I'm taking a Machine Learning class and we are given our first statistics- "programming" exercise.
So the exercise goes like this:
Recall the story from the lecture “Two sellers at Amazon have the same price. One has 90 positive and 10 negative reviews. The other one 2 positive and 0 negative. Who should you buy from?” Write down the posterior probabilities about the reliability (as in the lecture). Calculate p(x > y|D1, D2) using numerical integration. You can gernate Beta distributed samples with the function scipy.stats.beta.rvs(a,b,size).
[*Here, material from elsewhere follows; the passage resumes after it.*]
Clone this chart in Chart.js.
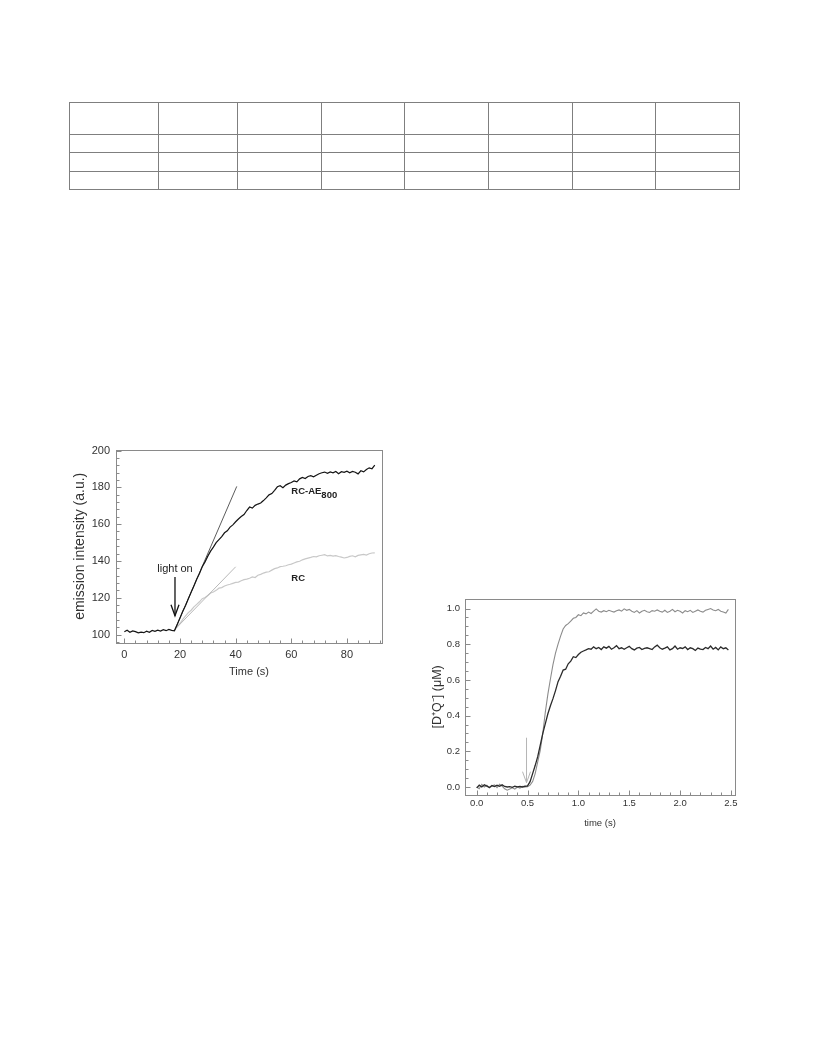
<!DOCTYPE html>
<html>
<head>
<meta charset="utf-8">
<script src="https://cdn.jsdelivr.net/npm/chart.js@4.4.1/dist/chart.umd.min.js"></script>
<style>
body { margin: 0; background: #fff; width: 816px; height: 1056px; position: relative; font-family: "Liberation Sans", Arial, sans-serif; }
table { position: absolute; left: 69px; top: 102px; border-collapse: collapse; table-layout: fixed; width: 671px; }
td { border: 1px solid #7f7f7f; padding: 0; }
.box { position: absolute; }
</style>
</head>
<body>
<table>
  <colgroup>
    <col style="width:89px"><col style="width:79px"><col style="width:84px"><col style="width:83px">
    <col style="width:84px"><col style="width:84px"><col style="width:83px"><col style="width:84px">
  </colgroup>
  <tr style="height:32px"><td></td><td></td><td></td><td></td><td></td><td></td><td></td><td></td></tr>
  <tr style="height:18px"><td></td><td></td><td></td><td></td><td></td><td></td><td></td><td></td></tr>
  <tr style="height:19px"><td></td><td></td><td></td><td></td><td></td><td></td><td></td><td></td></tr>
  <tr style="height:18px"><td></td><td></td><td></td><td></td><td></td><td></td><td></td><td></td></tr>
</table>

<div class="box" style="left:70px;top:437px"><canvas id="emission" width="330" height="250"></canvas></div>
<div class="box" style="left:425px;top:588px"><canvas id="dq" width="320" height="250"></canvas></div>

<script>
// ---------------- left panel: emission intensity vs time ----------------
const rcaeTime = [0,1,2,3,4,5,6,7,8,9,10,11,12,13,14,15,16,17,18,19,20,21,22,23,24,25,26,27,28,29,
  30,31,32,33,34,35,36,37,38,39,40,41,42,43,44,45,46,47,48,49,50,51,52,53,54,55,56,57,58,59,
  60,61,62,63,64,65,66,67,68,69,70,71,72,73,74,75,76,77,78,79,80,81,82,83,84,85,86,87,88,89,90];
const rcaeValues = [
  101.5,102.3,101.2,102.0,101.6,100.9,101.3,101.0,101.8,101.2,
  102.2,101.7,102.4,101.9,102.6,102.1,102.8,102.3,102.0,105.5,
  109.0,112.6,115.8,119.5,123.0,126.4,130.0,133.2,136.8,139.5,
  142.6,145.3,147.5,149.9,151.6,153.2,155.3,156.4,158.4,159.6,
  161.3,162.8,164.1,165.2,167.4,169.3,168.7,170.2,170.9,171.5,
  172.8,174.3,175.9,176.6,178.4,180.3,180.9,179.8,181.2,182.0,
  182.6,183.5,183.0,184.6,185.4,184.8,185.9,186.3,185.7,186.6,
  187.4,187.9,188.3,187.6,188.4,187.9,188.6,187.4,188.5,188.1,
  188.8,187.9,188.6,188.2,187.3,189.0,188.4,189.7,190.6,190.1,
  192.0];
const rcTime = [18,19,20,21,22,23,24,25,26,27,28,29,30,31,32,33,34,35,36,37,38,39,40,41,42,43,44,45,46,47,
  48,49,50,51,52,53,54,55,56,57,58,59,60,61,62,63,64,65,66,67,68,69,70,71,72,73,74,75,76,77,
  78,79,80,81,82,83,84,85,86,87,88,89,90];
const rcValues = [
  102.5,104.3,106.0,108.2,110.1,111.9,113.2,115.0,116.4,117.8,
  119.5,120.1,121.2,122.6,123.1,124.0,125.2,125.5,126.4,126.9,
  127.3,127.8,128.3,128.5,129.2,129.8,130.1,130.6,131.3,131.0,
  132.2,132.7,133.4,133.9,134.1,135.0,135.8,136.2,136.9,137.1,
  137.4,137.9,138.3,138.9,139.5,139.8,140.6,141.1,141.5,141.9,
  142.4,142.2,142.8,143.1,143.4,142.7,143.0,142.6,142.9,142.4,
  142.1,141.6,141.9,142.5,142.8,142.2,143.0,143.3,143.6,143.2,
  143.9,144.3,144.4];
// initial-slope lines
const rcaeSlopeX = [18, 40.4], rcaeSlopeY = [102, 180.5];
const rcSlopeX = [18, 40], rcSlopeY = [102.5, 136.8];
const leftXTicks = [0, 20, 40, 60, 80];
const leftYTicks = [100, 120, 140, 160, 180, 200];

// ---------------- right panel: [D+Q-] vs time ----------------
const dqTime = [0,0.025,0.05,0.075,0.1,0.125,0.15,0.175,0.2,0.225,0.25,0.275,0.3,0.325,0.35,0.375,0.4,0.425,0.45,0.475,
  0.5,0.525,0.55,0.575,0.6,0.625,0.65,0.675,0.7,0.725,0.75,0.775,0.8,0.825,0.85,0.875,0.9,0.925,0.95,0.975,
  1,1.025,1.05,1.075,1.1,1.125,1.15,1.175,1.2,1.225,1.25,1.275,1.3,1.325,1.35,1.375,1.4,1.425,1.45,1.475,
  1.5,1.525,1.55,1.575,1.6,1.625,1.65,1.675,1.7,1.725,1.75,1.775,1.8,1.825,1.85,1.875,1.9,1.925,1.95,1.975,
  2,2.025,2.05,2.075,2.1,2.125,2.15,2.175,2.2,2.225,2.25,2.275,2.3,2.325,2.35,2.375,2.4,2.425,2.45,2.475];
const dqLower = [
  -0.005,0.010,0.000,0.012,0.005,-0.003,0.008,0.002,0.010,0.004,0.012,0.003,0.000,0.002,-0.002,0.004,0.001,0.003,0.000,0.004,
  0.006,0.030,0.075,0.120,0.170,0.235,0.300,0.355,0.410,0.455,0.495,0.540,0.590,0.620,0.655,0.660,0.690,0.705,0.730,0.725,
  0.742,0.755,0.762,0.768,0.775,0.772,0.785,0.775,0.782,0.770,0.785,0.778,0.788,0.772,0.780,0.792,0.775,0.780,0.772,0.780,
  0.788,0.775,0.768,0.778,0.782,0.770,0.776,0.780,0.775,0.770,0.785,0.795,0.780,0.772,0.778,0.785,0.768,0.775,0.790,0.772,
  0.780,0.776,0.785,0.770,0.780,0.775,0.765,0.778,0.772,0.770,0.782,0.775,0.790,0.772,0.782,0.768,0.785,0.775,0.780,0.768];
const dqUpper = [
  0.000,-0.010,0.015,0.000,0.010,-0.005,0.005,0.012,-0.004,0.015,0.005,-0.010,-0.018,-0.012,-0.005,-0.012,0.000,-0.006,0.003,0.000,
  0.002,0.010,0.030,0.075,0.140,0.205,0.300,0.420,0.520,0.605,0.685,0.750,0.800,0.845,0.885,0.905,0.915,0.930,0.945,0.950,
  0.965,0.960,0.975,0.970,0.980,0.972,0.985,0.998,0.985,0.980,0.988,0.982,0.990,0.985,0.980,0.988,0.992,0.985,0.998,0.990,
  0.995,0.985,0.978,0.988,0.975,0.985,0.990,0.982,0.978,0.988,0.985,0.992,0.985,0.980,0.990,0.978,0.985,0.995,0.982,0.990,
  0.985,0.975,0.988,0.982,0.990,0.978,0.985,0.992,0.985,0.980,0.990,0.995,1.000,0.992,0.988,0.995,0.985,0.980,0.975,0.995];
const rightXTicks = [0, 0.5, 1, 1.5, 2, 2.5];
const rightYTicks = [0, 0.2, 0.4, 0.6, 0.8, 1];

const FONT = '"Liberation Sans", Arial, sans-serif';
Chart.defaults.font.family = FONT;
Chart.defaults.color = '#333';
Chart.defaults.animation = false;

const pts = (xs, ys) => xs.map((x, i) => ({x: x, y: ys[i]}));
const steps = (from, to, step) => {
  const out = [];
  for (let v = from; v <= to + 1e-9; v += step) out.push(Math.round(v * 1000) / 1000);
  return out;
};
function strokeLine(ctx, x1, y1, x2, y2) {
  ctx.beginPath(); ctx.moveTo(x1, y1); ctx.lineTo(x2, y2); ctx.stroke();
}

// box frame + inward tick marks
const frameTicks = {
  id: 'frameTicks',
  afterDraw(chart, args, o) {
    const {ctx, chartArea: a, scales: {x, y}} = chart;
    const l = Math.round(a.left) + 0.5, b = Math.round(a.bottom) + 0.5;
    ctx.save();
    ctx.strokeStyle = o.color;
    ctx.lineWidth = 1;
    ctx.strokeRect(l, Math.round(a.top) + 0.5, Math.round(a.right - a.left), Math.round(a.bottom - a.top));
    o.xMinor.forEach(v => { const p = Math.round(x.getPixelForValue(v)) + 0.5; strokeLine(ctx, p, b, p, b - 3); });
    o.xMajor.forEach(v => { const p = Math.round(x.getPixelForValue(v)) + 0.5; strokeLine(ctx, p, b, p, b - 5); });
    o.yMinor.forEach(v => { const p = Math.round(y.getPixelForValue(v)) + 0.5; strokeLine(ctx, l, p, l + 3, p); });
    o.yMajor.forEach(v => { const p = Math.round(y.getPixelForValue(v)) + 0.5; strokeLine(ctx, l, p, l + 5, p); });
    ctx.restore();
  }
};

function arrowDown(ctx, px, top, tip) {
  strokeLine(ctx, px, top, px, tip);
  ctx.beginPath(); ctx.moveTo(px - 4, tip - 11); ctx.lineTo(px, tip); ctx.lineTo(px + 4, tip - 11); ctx.stroke();
}

const leftNotes = {
  id: 'leftNotes',
  afterDatasetsDraw(chart) {
    const {ctx, scales: {x, y}} = chart;
    ctx.save();
    ctx.fillStyle = '#222';
    ctx.strokeStyle = '#111';
    ctx.lineWidth = 1.3;
    ctx.font = '11px ' + FONT;
    ctx.textAlign = 'center';
    ctx.textBaseline = 'middle';
    const ax = x.getPixelForValue(18.2);
    ctx.fillText('light on', ax, y.getPixelForValue(135.6));
    arrowDown(ctx, ax, y.getPixelForValue(131.3), y.getPixelForValue(110.2));
    ctx.font = 'bold 9.5px ' + FONT;
    ctx.textAlign = 'left';
    const lx = x.getPixelForValue(60), ly = y.getPixelForValue(177.8);
    ctx.fillText('RC-AE', lx, ly);
    ctx.fillText('800', lx + ctx.measureText('RC-AE').width, ly + 4);
    ctx.fillText('RC', lx, y.getPixelForValue(130.4));
    ctx.restore();
  }
};

const rightNotes = {
  id: 'rightNotes',
  afterDatasetsDraw(chart) {
    const {ctx, scales: {x, y}} = chart;
    ctx.save();
    ctx.strokeStyle = '#b5b5b5';
    ctx.lineWidth = 1;
    arrowDown(ctx, x.getPixelForValue(0.49), y.getPixelForValue(0.276), y.getPixelForValue(0.024));
    ctx.restore();
  }
};

function lineSet(data, color, width) {
  return {data: data, borderColor: color, borderWidth: width, pointRadius: 0, tension: 0, fill: false};
}

new Chart(document.getElementById('emission').getContext('2d'), {
  type: 'line',
  data: {
    datasets: [
      lineSet(pts(rcaeTime, rcaeValues), '#151515', 1.2),
      lineSet(pts(rcSlopeX, rcSlopeY), '#b0b0b0', 0.9),
      lineSet(pts(rcaeSlopeX, rcaeSlopeY), '#4a4a4a', 0.9),
      lineSet(pts(rcTime, rcValues), '#c8c8c8', 1.2),
    ],
  },
  options: {
    responsive: false,
    layout: {padding: {top: 8, right: 18, left: 0, bottom: 0}},
    plugins: {
      legend: {display: false},
      tooltip: {enabled: false},
      frameTicks: {color: '#8a8a8a', xMajor: leftXTicks, yMajor: leftYTicks,
        xMinor: steps(0, 92, 4), yMinor: steps(96, 200, 4)},
    },
    scales: {
      x: {
        type: 'linear', min: -3, max: 92.6,
        afterBuildTicks: s => { s.ticks = leftXTicks.map(v => ({value: v})); },
        afterFit: s => { s.height = 44; },
        grid: {display: false, drawTicks: false},
        border: {display: false},
        ticks: {padding: 5, maxRotation: 0, autoSkip: false, font: {size: 11}, color: '#333'},
        title: {display: true, text: 'Time (s)', color: '#333', font: {size: 11}, padding: {top: 0, bottom: 8}},
      },
      y: {
        type: 'linear', min: 95.4, max: 200.5,
        afterBuildTicks: s => { s.ticks = leftYTicks.map(v => ({value: v})); },
        afterFit: s => { s.width = 46; },
        grid: {display: false, drawTicks: false},
        border: {display: false},
        ticks: {padding: 6, font: {size: 11}, color: '#333'},
        title: {display: true, text: 'emission intensity (a.u.)', color: '#333', font: {size: 14}, padding: {top: 2, bottom: 0}},
      },
    },
  },
  plugins: [frameTicks, leftNotes],
});

new Chart(document.getElementById('dq').getContext('2d'), {
  type: 'line',
  data: {
    datasets: [
      lineSet(pts(dqTime, dqLower), '#2b2b2b', 1.3),
      lineSet(pts(dqTime, dqUpper), '#8c8c8c', 1.1),
    ],
  },
  options: {
    responsive: false,
    layout: {padding: {top: 8, right: 10, left: 0, bottom: 0}},
    plugins: {
      legend: {display: false},
      tooltip: {enabled: false},
      frameTicks: {color: '#8a8a8a', xMajor: rightXTicks, yMajor: rightYTicks,
        xMinor: steps(0, 2.5, 0.1), yMinor: steps(0, 1, 0.05)},
    },
    scales: {
      x: {
        type: 'linear', min: -0.115, max: 2.54,
        afterBuildTicks: s => { s.ticks = rightXTicks.map(v => ({value: v})); },
        afterFit: s => { s.height = 43; },
        grid: {display: false, drawTicks: false},
        border: {display: false},
        ticks: {padding: 3, maxRotation: 0, autoSkip: false, font: {size: 9.5}, color: '#333',
          callback: v => v.toFixed(1)},
        title: {display: true, text: 'time (s)', color: '#333', font: {size: 9.5}, padding: {top: 0, bottom: 9}},
      },
      y: {
        type: 'linear', min: -0.045, max: 1.055,
        afterBuildTicks: s => { s.ticks = rightYTicks.map(v => ({value: v})); },
        afterFit: s => { s.width = 40; },
        grid: {display: false, drawTicks: false},
        border: {display: false},
        ticks: {padding: 5, font: {size: 9.5}, color: '#333', callback: v => v.toFixed(1)},
        title: {display: true, text: '[D\u207AQ\u207B] (\u03BCM)', color: '#333', font: {size: 12.5}, padding: {top: 5, bottom: 0}},
      },
    },
  },
  plugins: [frameTicks, rightNotes],
});
</script>
</body>
</html>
What we know from the lecture is the following:
applied two Beta-binomial models: p(x|D1) = Beta(x|91, 11) and p(y|D2) = Beta(y|3, 1)
Compute probability that seller 1 is more reliable than seller 2:
p(x > y | D1, D2 ) = ∫∫ [x > y] Beta (x| 91, 11) Beta (y| 3, 1) dx dy
So my attempts in Python are like that:
In [1]: import numpy as np
from scipy import integrate, stats
In [2]: f = lambda x, y: stats.beta.rvs(91, 11, x) * stats.beta.rvs(3, 1, y)
In [3]: stats.probplot(result, x > y)
And I receive an error that states:
... The maximum number of subdivisions (50) has been achieved....
but ultimately there is an answer to the calculation that is approx. 1.7 . (We are told that the answer is approx. 0.7 )
My question is: How do I calculate the [x > y] part, meaning: probability that seller 1 (x) is more reliable than seller 2 (y) ?